On Thursday, as he testified in front of the Senate Judiciary Committee, the Supreme Court nominee Brett Kavanaugh responded to more questions about beer than he probably would have liked.
At one point, Senator Sheldon Whitehouse pursued a line of questioning about the “Beach Week Ralph Club,” a phrase that appeared in Kavanaugh’s yearbook next to his senior photo. Kavanaugh told Whitehouse that “Ralph” probably referred to vomiting, something that Kavanaugh attributed to his “weak stomach, whether it’s with beer or with spicy food or anything.” Whitehouse asked if the “Ralph Club” reference had to do specifically with alcohol, and Kavanaugh responded:
Senator, I was at the top of my class academically, busted my butt in school. Captain of the varsity basketball team. Got in Yale College. When I got into Yale College, got into Yale Law School. Worked my tail off.
It was a deflection, but the particular shield he raised was telling. His response seems to suggest a belief that a prestigious education stands as evidence of moral rightness.
He offered the same defense when Senator Mazie Hirono brought up the fact that Kavanaugh’s freshman-year roommate recently remembered him as “a notably heavy drinker, even by the standards of the time.” First, Kavanaugh questioned his former roommate’s motives for saying such a thing. But then he said, “Senator, you were asking about college. I got into Yale Law School. That’s the number-one law school in the country. I had no connections there. I got there by busting my tail in college.”

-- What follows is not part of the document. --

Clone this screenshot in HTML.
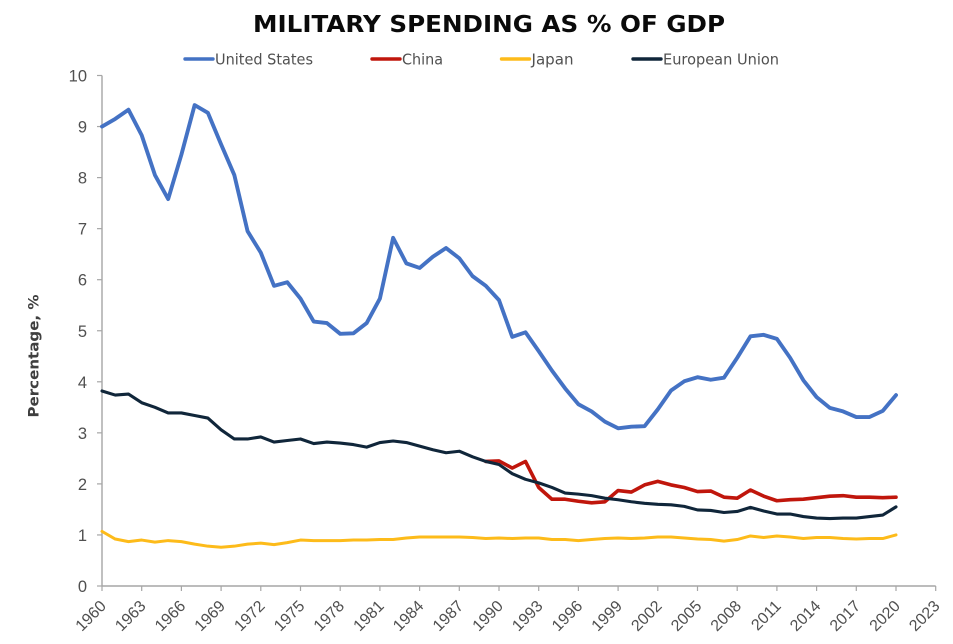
<!DOCTYPE html>
<html lang="en">
<head>
<meta charset="utf-8">
<title>Military Spending as % of GDP</title>
<style>
html,body{margin:0;padding:0;background:#fff;width:953px;height:644px;overflow:hidden}
svg{display:block;font-family:"Liberation Sans",sans-serif}
</style>
</head>
<body>
<svg id="chart" xmlns="http://www.w3.org/2000/svg" width="953" height="644" viewBox="0 0 953 644">
  <text x="489" y="32" text-anchor="middle" font-family="'DejaVu Sans',sans-serif" font-size="23" font-weight="700" fill="#0a0a0a" textLength="472" lengthAdjust="spacingAndGlyphs">MILITARY SPENDING AS % OF GDP</text>
  <text transform="translate(38.5 356) rotate(-90)" text-anchor="middle" font-family="'DejaVu Sans',sans-serif" font-size="14.5" font-weight="700" fill="#3f3f3f" textLength="123" lengthAdjust="spacingAndGlyphs">Percentage, %</text>
  <g id="axes"></g>
  <g id="series" style="filter:blur(.35px)"></g>
  <g id="legend"></g>
</svg>
<script>
const startYear = 1960;
const endYear = 2023;
const xTickLabels = ["1960","1963","1966","1969","1972","1975","1978","1981","1984","1987","1990","1993","1996","1999","2002","2005","2008","2011","2014","2017","2020","2023"];
const yTickLabels = [0,1,2,3,4,5,6,7,8,9,10];

const unitedStates = [9.0,9.15,9.33,8.83,8.05,7.58,8.45,9.42,9.27,8.65,
  8.05,6.95,6.53,5.88,5.95,5.63,5.18,5.15,4.94,4.95,
  5.15,5.63,6.82,6.32,6.23,6.45,6.62,6.42,6.07,5.88,
  5.6,4.88,4.97,4.6,4.22,3.87,3.56,3.42,3.22,3.09,
  3.12,3.13,3.46,3.83,4.01,4.09,4.04,4.08,4.47,4.89,
  4.92,4.84,4.47,4.03,3.7,3.49,3.42,3.31,3.31,3.43,
  3.74];
const chinaStartYear = 1989;
const china = [2.44,
  2.45,2.31,2.44,1.93,1.7,1.7,1.66,1.63,1.65,1.87,
  1.84,1.98,2.05,1.98,1.93,1.85,1.86,1.74,1.72,1.88,
  1.76,1.67,1.69,1.7,1.73,1.76,1.77,1.74,1.74,1.73,
  1.74];
const japan = [1.07,.92,.87,.9,.86,.89,.87,.82,.78,.76,
  .78,.82,.84,.81,.85,.9,.89,.89,.89,.9,
  .9,.91,.91,.94,.96,.96,.96,.96,.95,.93,
  .94,.93,.94,.94,.91,.91,.89,.91,.93,.94,
  .93,.94,.96,.96,.94,.92,.91,.88,.91,.98,
  .95,.98,.96,.93,.95,.95,.93,.92,.93,.93,
  1.0];
const europeanUnion = [3.82,3.74,3.76,3.59,3.5,3.39,3.39,3.34,3.29,3.06,
  2.88,2.88,2.92,2.82,2.85,2.88,2.79,2.82,2.8,2.77,
  2.72,2.81,2.84,2.81,2.74,2.67,2.61,2.64,2.53,2.44,
  2.38,2.2,2.09,2.02,1.93,1.82,1.8,1.77,1.72,1.69,
  1.65,1.62,1.6,1.59,1.56,1.49,1.48,1.44,1.46,1.54,
  1.47,1.41,1.41,1.36,1.33,1.32,1.33,1.33,1.36,1.39,
  1.55];

const NS = "http://www.w3.org/2000/svg";
const plotLeft = 102, plotRight = 935.7, plotTop = 75.5, plotBottom = 586;
const yMax = 10;
function xScale(year){ return plotLeft + (year - startYear) * (plotRight - plotLeft) / (endYear - startYear); }
function yScale(v){ return plotBottom - v * (plotBottom - plotTop) / yMax; }
function make(tag, attrs, parent){
  const el = document.createElementNS(NS, tag);
  for (const k in attrs) el.setAttribute(k, attrs[k]);
  parent.appendChild(el);
  return el;
}

const axes = document.getElementById("axes");
const AXIS = "#a6a6a6", LABEL = "#505050";

const yAxisLine = make("line", {x1:plotLeft, x2:plotLeft, y1:plotTop, y2:plotBottom, stroke:AXIS, "stroke-width":1.4}, axes);


const xAxisLine = make("line", {x1:plotLeft, x2:plotRight, y1:plotBottom, y2:plotBottom, stroke:AXIS, "stroke-width":1.4}, axes);



yTickLabels.forEach(function(v){
  const y = yScale(v);
  const tick = make("line", {x1:plotLeft-5, x2:plotLeft, y1:y, y2:y, stroke:AXIS, "stroke-width":1.2}, axes);
  
  
  const t = make("text", {x:plotLeft-15, y:y+6, "text-anchor":"end", "font-size":16.5, fill:LABEL}, axes);
  
  
  t.textContent = v;
});

xTickLabels.forEach(function(label){
  const x = xScale(+label);
  const tick = make("line", {x1:x, x2:x, y1:plotBottom, y2:plotBottom+5, stroke:AXIS, "stroke-width":1.2}, axes);
  
  
  const t = make("text", {transform:"translate("+(x+5)+" "+(plotBottom+21)+") rotate(-45)", "text-anchor":"end", "font-size":16, fill:LABEL}, axes);
  
  
  t.textContent = label;
});

function linePath(values, firstYear){
  return values.map(function(v, i){
    return (i ? "L" : "M") + xScale(firstYear + i).toFixed(2) + " " + yScale(v).toFixed(2);
  }).join(" ");
}
const seriesGroup = document.getElementById("series");
const usLine = make("path", {d:linePath(unitedStates, startYear), fill:"none", stroke:"#4472C4", "stroke-width":3.9, "stroke-linejoin":"round", "stroke-linecap":"round"}, seriesGroup);


const japanLine = make("path", {d:linePath(japan, startYear), fill:"none", stroke:"#FDBB1A", "stroke-width":3, "stroke-linejoin":"round", "stroke-linecap":"round"}, seriesGroup);


const chinaLine = make("path", {d:linePath(china, chinaStartYear), fill:"none", stroke:"#C0160C", "stroke-width":3.6, "stroke-linejoin":"round", "stroke-linecap":"round"}, seriesGroup);


const euLine = make("path", {d:linePath(europeanUnion, startYear), fill:"none", stroke:"#10263A", "stroke-width":3.1, "stroke-linejoin":"round", "stroke-linecap":"round"}, seriesGroup);



const legend = document.getElementById("legend");
function legendEntry(text, color, x, width, name){
  const g = make("g", {}, legend);
  
  
  make("line", {x1:x, x2:x+28, y1:59, y2:59, stroke:color, "stroke-width":3.4, "stroke-linecap":"round"}, g);
  const t = make("text", {x:x+30, y:64.5, "font-family":"'DejaVu Sans',sans-serif", "font-size":15, fill:"#505050", textLength:width, lengthAdjust:"spacingAndGlyphs"}, g);
  t.textContent = text;
}
legendEntry("United States", "#4472C4", 185, 98, "legend-entry-united-states");
legendEntry("China", "#C0160C", 372, 41, "legend-entry-china");
legendEntry("Japan", "#FDBB1A", 501.5, 42, "legend-entry-japan");
legendEntry("European Union", "#10263A", 633, 116, "legend-entry-european-union");
</script>
</body>
</html>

In those two exchanges, Kavanaugh treated his education as a magic wand, something that could be waved to dispel questions of his conduct. Indeed, Americans have a particular fondness for meritocratic narratives, frequently conflating achievements and hard work with human worth. And as deserving as they tend to think the wealthy and accomplished are of their money and success, it’s likely that luck gets underrated as a cause of them, as the economist Robert Frank has argued. (The word meritocracy was actually coined satirically, in an attempt to show how cruel the world would be if the intelligent and accomplished received preferable treatment.)
It should go without saying, but there are all sorts of bad actors who have attended prestigious universities. The convicted insider trader Raj Rajaratnam, the former Enron CEO Jeffrey Skilling, and the convicted killer Lyle Menendez were all admitted to Ivy League institutions. The Unabomber, who killed three and injured 23 with letter bombs in the ’70s, ’80s, and ’90s, went to Harvard. That doesn’t mean that Kavanaugh is among them, but it is a reminder that attending a prestigious school isn’t in and of itself revealing of anyone’s moral character in any direction. It is telling, however, that Kavanaugh pointed to his credentials when trying to prove his own.